_DIRECTION:_ Please print the lines between the one with "Write a Python" and the one with "from bokeh.resources import INLINE", both ends included, exactly as written, with no pictures.

═════ DATA FOR THIS TASK

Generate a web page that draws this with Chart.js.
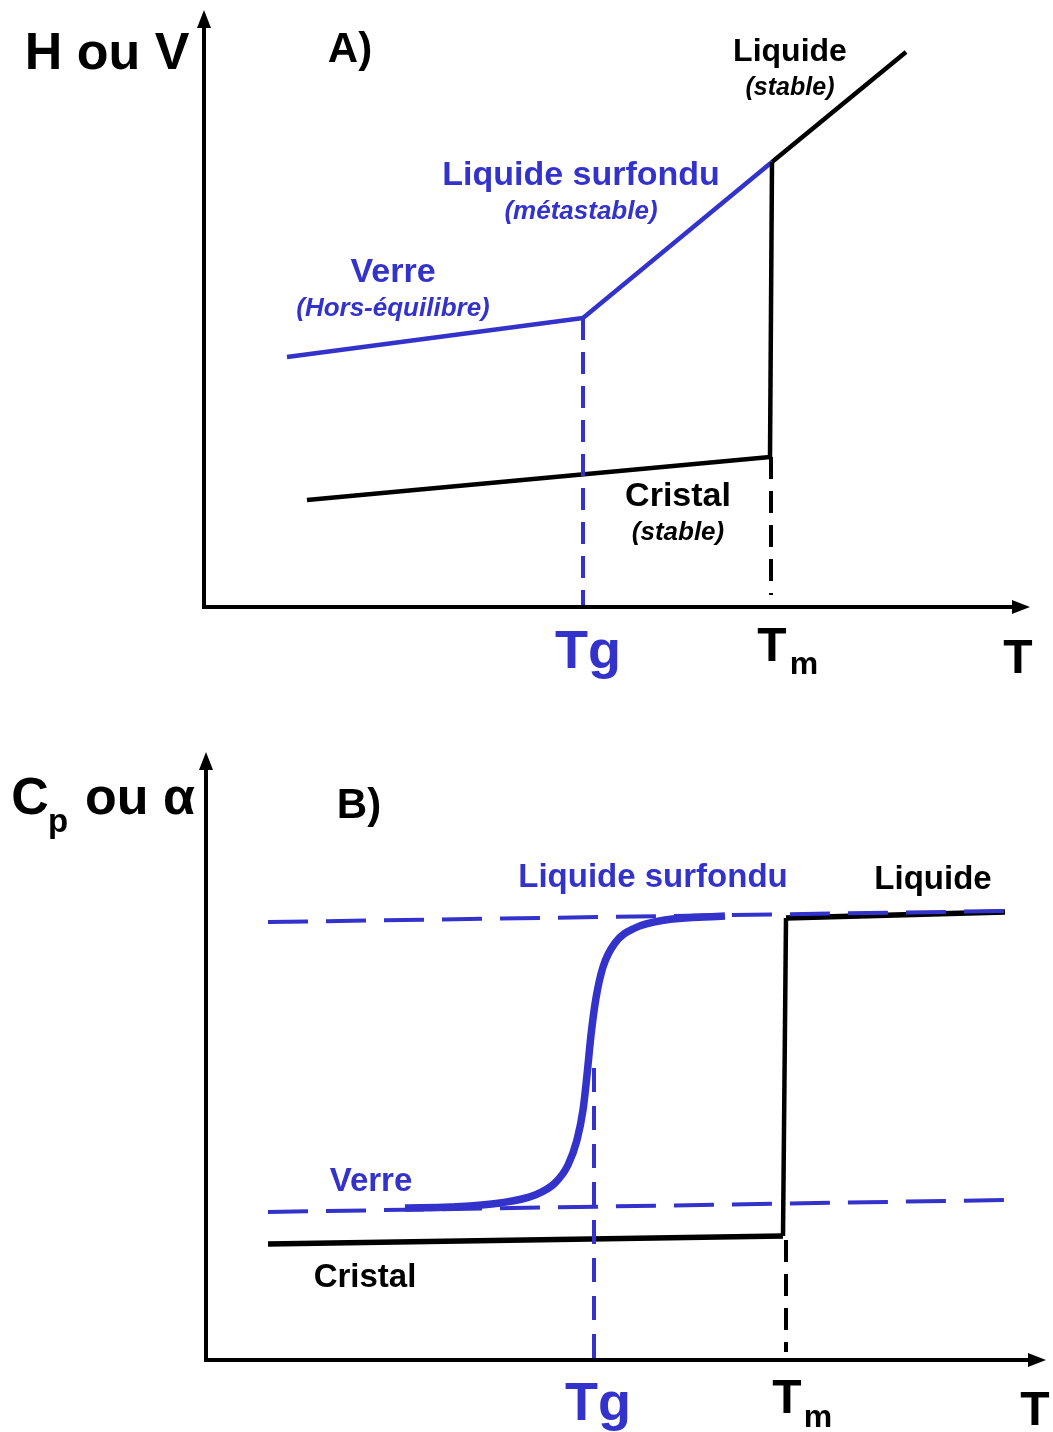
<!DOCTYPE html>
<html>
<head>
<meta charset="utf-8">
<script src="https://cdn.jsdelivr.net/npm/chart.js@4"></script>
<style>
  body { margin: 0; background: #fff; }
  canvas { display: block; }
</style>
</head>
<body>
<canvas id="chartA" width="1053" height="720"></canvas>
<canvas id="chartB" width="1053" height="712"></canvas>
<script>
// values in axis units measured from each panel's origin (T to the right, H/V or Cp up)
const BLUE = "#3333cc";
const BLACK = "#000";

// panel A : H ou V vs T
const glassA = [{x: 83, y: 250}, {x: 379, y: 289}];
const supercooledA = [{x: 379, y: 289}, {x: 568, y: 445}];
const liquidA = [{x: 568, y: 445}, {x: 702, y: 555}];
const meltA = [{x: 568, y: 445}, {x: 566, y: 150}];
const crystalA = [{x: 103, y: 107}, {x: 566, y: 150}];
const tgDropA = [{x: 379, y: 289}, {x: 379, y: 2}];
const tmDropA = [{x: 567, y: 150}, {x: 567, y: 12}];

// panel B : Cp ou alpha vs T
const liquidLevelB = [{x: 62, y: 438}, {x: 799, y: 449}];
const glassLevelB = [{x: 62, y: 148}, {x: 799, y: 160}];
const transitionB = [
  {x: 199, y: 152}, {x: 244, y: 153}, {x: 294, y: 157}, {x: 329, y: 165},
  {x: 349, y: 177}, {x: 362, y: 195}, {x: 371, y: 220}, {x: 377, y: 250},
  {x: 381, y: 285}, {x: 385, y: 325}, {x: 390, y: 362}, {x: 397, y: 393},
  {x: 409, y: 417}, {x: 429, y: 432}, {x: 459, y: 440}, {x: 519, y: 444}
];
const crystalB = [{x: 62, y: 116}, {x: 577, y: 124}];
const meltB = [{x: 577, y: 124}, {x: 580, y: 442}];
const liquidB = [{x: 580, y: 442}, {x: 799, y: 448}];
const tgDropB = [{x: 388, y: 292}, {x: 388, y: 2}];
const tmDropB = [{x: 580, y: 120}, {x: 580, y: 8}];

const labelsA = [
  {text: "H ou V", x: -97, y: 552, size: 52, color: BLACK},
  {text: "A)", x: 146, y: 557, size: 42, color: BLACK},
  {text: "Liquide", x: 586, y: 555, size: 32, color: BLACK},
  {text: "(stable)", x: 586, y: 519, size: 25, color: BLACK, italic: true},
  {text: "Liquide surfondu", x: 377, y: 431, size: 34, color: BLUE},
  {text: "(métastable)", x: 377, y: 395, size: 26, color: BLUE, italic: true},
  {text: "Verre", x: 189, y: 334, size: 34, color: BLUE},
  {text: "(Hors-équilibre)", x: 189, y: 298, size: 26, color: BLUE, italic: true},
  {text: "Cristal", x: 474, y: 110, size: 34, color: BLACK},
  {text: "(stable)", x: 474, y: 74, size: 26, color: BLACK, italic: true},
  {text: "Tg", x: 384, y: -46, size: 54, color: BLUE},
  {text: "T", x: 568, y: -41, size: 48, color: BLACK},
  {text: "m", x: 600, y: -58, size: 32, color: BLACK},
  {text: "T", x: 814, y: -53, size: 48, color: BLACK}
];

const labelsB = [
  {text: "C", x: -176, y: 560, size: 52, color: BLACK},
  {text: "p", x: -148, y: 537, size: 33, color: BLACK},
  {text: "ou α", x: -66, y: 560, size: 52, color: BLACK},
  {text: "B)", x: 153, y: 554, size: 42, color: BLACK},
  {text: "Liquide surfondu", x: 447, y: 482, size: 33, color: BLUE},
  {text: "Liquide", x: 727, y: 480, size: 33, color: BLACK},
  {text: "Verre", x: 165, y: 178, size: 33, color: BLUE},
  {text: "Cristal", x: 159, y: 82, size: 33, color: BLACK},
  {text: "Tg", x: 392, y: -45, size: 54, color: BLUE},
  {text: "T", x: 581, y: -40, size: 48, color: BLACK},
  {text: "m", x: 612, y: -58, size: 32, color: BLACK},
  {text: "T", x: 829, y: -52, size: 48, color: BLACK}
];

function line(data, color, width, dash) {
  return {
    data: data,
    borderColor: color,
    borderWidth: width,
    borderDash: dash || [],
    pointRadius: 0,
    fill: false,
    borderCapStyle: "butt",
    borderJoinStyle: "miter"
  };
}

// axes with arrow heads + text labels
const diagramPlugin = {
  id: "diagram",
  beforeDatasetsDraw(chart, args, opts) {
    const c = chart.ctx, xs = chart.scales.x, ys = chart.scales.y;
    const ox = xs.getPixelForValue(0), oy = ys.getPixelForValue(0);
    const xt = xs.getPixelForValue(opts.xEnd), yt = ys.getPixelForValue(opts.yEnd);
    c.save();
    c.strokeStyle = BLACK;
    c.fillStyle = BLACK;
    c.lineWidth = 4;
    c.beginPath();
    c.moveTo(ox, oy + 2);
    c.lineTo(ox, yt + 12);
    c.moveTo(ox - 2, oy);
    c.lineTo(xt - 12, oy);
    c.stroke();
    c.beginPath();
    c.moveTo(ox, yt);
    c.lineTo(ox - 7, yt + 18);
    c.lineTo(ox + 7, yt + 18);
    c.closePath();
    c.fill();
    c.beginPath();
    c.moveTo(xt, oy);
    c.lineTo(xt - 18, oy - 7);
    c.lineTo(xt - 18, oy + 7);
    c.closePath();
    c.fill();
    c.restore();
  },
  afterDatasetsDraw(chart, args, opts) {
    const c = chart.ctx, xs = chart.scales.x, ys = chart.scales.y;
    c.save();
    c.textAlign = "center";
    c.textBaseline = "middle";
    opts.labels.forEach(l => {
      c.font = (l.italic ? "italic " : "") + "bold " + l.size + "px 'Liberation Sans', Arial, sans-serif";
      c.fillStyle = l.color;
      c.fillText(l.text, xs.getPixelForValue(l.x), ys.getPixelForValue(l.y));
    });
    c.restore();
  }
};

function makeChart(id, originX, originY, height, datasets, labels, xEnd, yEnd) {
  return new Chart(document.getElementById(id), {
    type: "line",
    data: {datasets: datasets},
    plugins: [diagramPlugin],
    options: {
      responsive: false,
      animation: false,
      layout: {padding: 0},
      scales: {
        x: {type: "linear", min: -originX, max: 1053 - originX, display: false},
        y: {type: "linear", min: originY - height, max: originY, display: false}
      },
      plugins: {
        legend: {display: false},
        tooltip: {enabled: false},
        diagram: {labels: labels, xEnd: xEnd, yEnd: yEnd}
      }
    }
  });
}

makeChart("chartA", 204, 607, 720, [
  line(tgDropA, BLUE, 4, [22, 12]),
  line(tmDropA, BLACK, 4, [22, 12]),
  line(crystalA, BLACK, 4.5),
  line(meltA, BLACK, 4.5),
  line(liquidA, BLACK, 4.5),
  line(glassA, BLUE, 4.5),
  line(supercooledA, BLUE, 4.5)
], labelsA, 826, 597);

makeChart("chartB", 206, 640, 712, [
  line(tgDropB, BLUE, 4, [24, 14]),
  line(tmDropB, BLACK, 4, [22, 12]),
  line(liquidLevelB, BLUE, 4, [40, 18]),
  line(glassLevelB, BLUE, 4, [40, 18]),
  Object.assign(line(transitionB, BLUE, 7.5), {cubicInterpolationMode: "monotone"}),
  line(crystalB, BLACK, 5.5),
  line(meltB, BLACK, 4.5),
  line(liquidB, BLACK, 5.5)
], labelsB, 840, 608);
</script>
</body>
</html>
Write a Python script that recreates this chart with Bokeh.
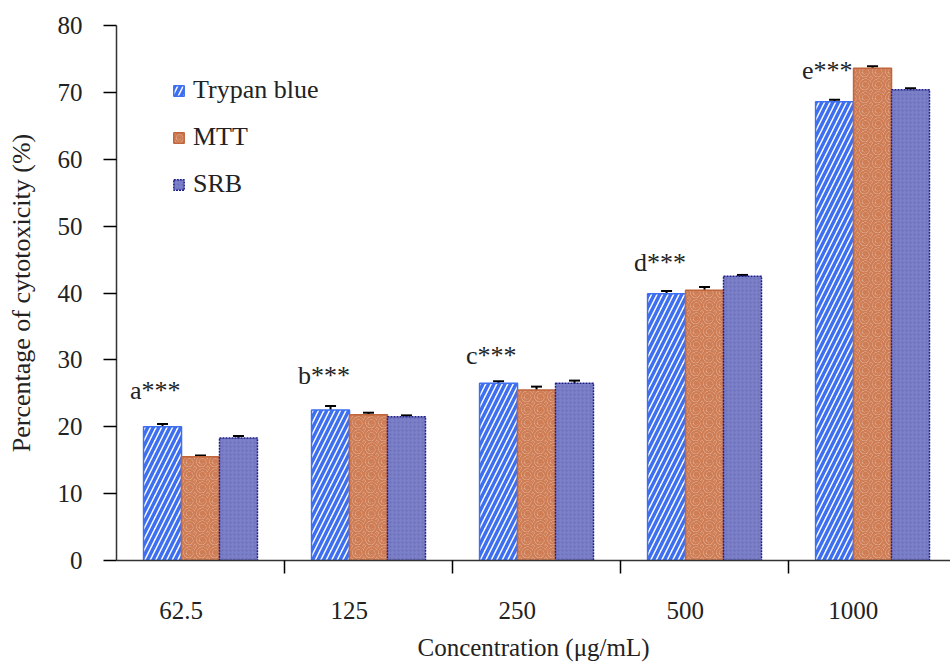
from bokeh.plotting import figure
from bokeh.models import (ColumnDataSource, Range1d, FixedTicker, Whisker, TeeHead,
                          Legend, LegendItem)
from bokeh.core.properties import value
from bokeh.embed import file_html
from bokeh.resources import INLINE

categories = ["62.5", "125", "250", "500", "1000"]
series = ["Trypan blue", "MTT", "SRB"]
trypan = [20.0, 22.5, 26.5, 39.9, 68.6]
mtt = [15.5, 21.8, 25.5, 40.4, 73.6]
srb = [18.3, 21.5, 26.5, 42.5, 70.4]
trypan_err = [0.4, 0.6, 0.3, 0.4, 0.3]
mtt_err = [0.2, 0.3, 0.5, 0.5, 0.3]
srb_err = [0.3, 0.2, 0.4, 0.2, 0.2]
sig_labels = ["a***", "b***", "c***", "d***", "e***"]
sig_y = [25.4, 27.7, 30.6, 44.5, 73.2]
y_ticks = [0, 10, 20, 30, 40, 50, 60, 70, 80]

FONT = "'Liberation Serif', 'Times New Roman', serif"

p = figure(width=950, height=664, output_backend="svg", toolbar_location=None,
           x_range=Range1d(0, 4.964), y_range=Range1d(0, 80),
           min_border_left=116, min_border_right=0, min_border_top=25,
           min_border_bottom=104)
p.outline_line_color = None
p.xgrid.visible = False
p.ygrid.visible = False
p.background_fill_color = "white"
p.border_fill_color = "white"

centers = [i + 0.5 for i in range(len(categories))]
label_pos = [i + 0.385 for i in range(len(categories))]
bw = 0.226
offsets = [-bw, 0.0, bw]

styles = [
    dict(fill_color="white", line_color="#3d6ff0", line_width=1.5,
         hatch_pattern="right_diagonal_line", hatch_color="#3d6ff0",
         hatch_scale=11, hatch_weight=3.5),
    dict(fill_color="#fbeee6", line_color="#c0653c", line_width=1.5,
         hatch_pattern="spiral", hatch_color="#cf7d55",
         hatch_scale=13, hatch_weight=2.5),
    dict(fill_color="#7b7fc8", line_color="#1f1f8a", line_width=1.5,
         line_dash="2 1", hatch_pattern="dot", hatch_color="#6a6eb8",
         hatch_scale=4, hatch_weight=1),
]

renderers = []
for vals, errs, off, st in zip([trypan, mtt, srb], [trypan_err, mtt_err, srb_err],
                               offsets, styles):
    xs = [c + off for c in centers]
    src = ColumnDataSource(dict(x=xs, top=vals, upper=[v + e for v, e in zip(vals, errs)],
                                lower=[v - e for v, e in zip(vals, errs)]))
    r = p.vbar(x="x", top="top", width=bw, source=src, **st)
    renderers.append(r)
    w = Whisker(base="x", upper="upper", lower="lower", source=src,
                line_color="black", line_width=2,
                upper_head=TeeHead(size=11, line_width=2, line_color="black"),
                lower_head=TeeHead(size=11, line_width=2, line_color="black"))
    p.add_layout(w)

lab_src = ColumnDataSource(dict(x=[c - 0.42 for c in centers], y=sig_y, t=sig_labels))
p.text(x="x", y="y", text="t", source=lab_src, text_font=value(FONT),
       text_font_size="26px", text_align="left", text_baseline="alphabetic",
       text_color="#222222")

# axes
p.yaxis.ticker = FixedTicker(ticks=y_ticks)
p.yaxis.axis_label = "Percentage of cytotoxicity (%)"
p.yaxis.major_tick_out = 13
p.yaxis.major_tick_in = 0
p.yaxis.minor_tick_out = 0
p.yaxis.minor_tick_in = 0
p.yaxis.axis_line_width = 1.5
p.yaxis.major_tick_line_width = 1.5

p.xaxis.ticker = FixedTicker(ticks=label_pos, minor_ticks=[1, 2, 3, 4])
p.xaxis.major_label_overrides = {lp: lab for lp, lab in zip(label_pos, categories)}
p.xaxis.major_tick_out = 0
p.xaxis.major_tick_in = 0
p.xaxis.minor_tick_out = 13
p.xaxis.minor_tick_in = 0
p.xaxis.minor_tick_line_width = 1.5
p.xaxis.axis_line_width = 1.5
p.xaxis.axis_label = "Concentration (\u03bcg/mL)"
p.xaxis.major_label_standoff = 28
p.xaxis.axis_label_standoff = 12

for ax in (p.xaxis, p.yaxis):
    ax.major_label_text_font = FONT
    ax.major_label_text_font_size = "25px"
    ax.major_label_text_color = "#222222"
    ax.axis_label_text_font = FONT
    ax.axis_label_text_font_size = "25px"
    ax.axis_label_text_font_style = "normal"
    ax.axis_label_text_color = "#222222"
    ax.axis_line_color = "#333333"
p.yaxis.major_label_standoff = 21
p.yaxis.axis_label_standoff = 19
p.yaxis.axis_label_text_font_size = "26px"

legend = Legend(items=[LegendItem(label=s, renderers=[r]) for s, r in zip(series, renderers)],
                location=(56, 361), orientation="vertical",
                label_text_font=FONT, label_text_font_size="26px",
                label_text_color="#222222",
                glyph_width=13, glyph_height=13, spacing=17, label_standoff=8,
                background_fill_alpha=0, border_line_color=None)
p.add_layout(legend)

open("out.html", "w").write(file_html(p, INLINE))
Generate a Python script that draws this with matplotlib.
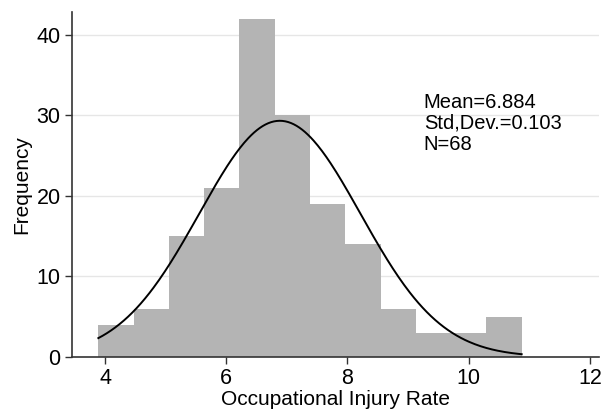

══════════

_TASK RESPONSE:_
Write a Python script that recreates this chart with Bokeh.
from bokeh.plotting import figure
from bokeh.models import (ColumnDataSource, Range1d, FixedTicker, Whisker, TeeHead,
                          Legend, LegendItem)
from bokeh.core.properties import value
from bokeh.embed import file_html
from bokeh.resources import INLINE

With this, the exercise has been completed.